Komputronik ma oddać 60 milionów złotych zaległego podatku VAT wraz z odsetkami. Tak brzmi decyzja Naczelnika Wielkopolskiego Urzędu Celno-Skarbowego w Poznaniu – Delegatury w Lesznie. Według fiskusa firma notowana na GPW źle rozliczała podatek w drugim kwartale 2014 roku.

Polskie przedsiębiorstwo zdecydowało się na rozpoczęcie postępowania sanacyjnego, zakładającego między innymi redukcję zatrudnienia o 20% i redukcję innych kosztów prowadzonej działalności, odstąpienie od wybranych umów, a także modyfikację limitów ubezpieczenia.

Komputronik jednocześnie zaprzecza, jakoby rzeczywiście pojawiły się zawirowania powiązane z podatkiem VAT w 2014 roku:

„W ocenie Zarządu jak i dwóch niezależnych doradców podatkowych, decyzja jest rażąco bezpodstawna i zawiera wiele błędów formalnych i proceduralnych, zatem prawdopodobieństwo jej uchylenia jest wysokie” – czytamy w oficjalnym komunikacie.

 

Firma uspokaja również swoich klientów, zarówno indywidualnych, jak i biznesowych. Sklep będzie funkcjonować dalej. Nie trzeba obawiać się o bezpieczeństwo dokonywanych tam transakcji:

„Wejście Spółki w sanację wymusi dalszą reorganizację firmy, na co jest ona przygotowana. Działania te rozpoczęły się już na początku 2019 roku.

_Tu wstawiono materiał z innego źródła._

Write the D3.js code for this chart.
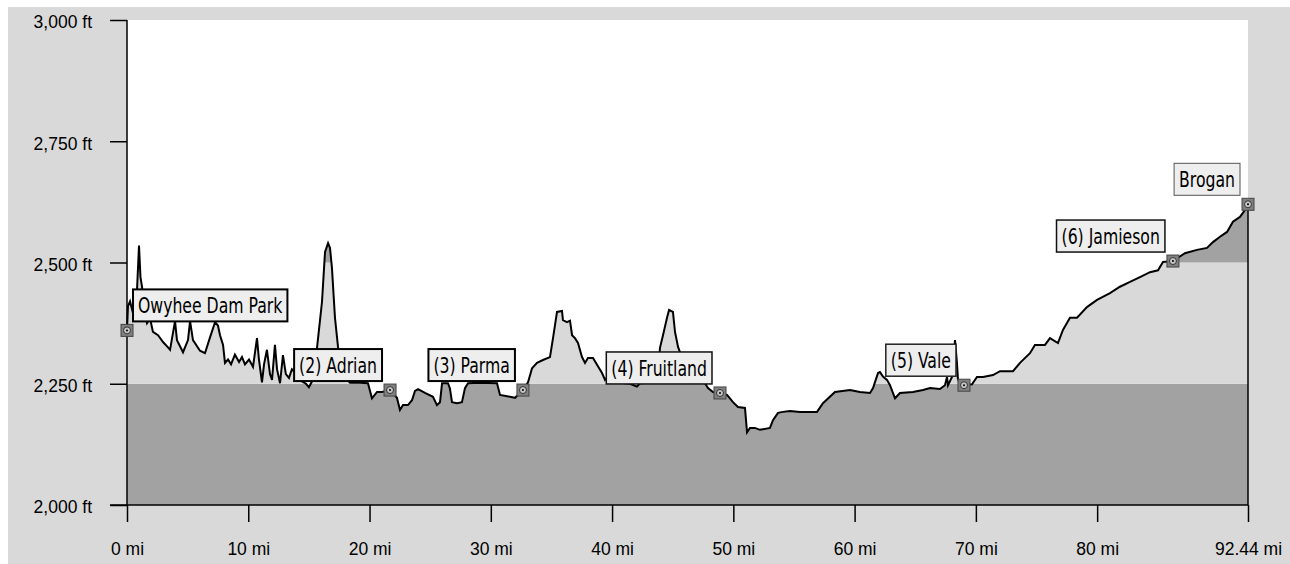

Zrewidowana została strategia Spółki, wykonano szereg działań optymalizacyjnych i efektywnościowych. Zarząd Grupy Komputronik podkreśla, że pomimo podjętych działań, klienci indywidualni i biznesowi w dalszym ciągu mogą swobodnie korzystać z pełnej oferty obydwu spółek. Podjęte kroki nie mają wpływu na sprzedaż oraz prawa konsumentów. Zarówno sklepy stacjonarne jak i sklep internetowy nadal będą prowadzić sprzedaż elektroniki, wysyłki będą realizowane zgodnie z zamówieniami, konsumenci będą mieć swobodny dostęp do pełnej oferty produktowej oraz usługowej, a także będą bez przeszkód mogli korzystać m.in. z prawa do reklamacji czy zwrotu zakupionego towaru. Obydwie Spółki będą nadal, na dotychczasowych zasadach, realizować obsługę sprzedażową i posprzedażową.”

Czas pokaże, co ostatecznie wyjdzie z całego zamieszania. Miejmy nadzieję, że rzeczywiście nie doszło do żadnych nadużyć i Komputronik dalej  będzie funkcjonować.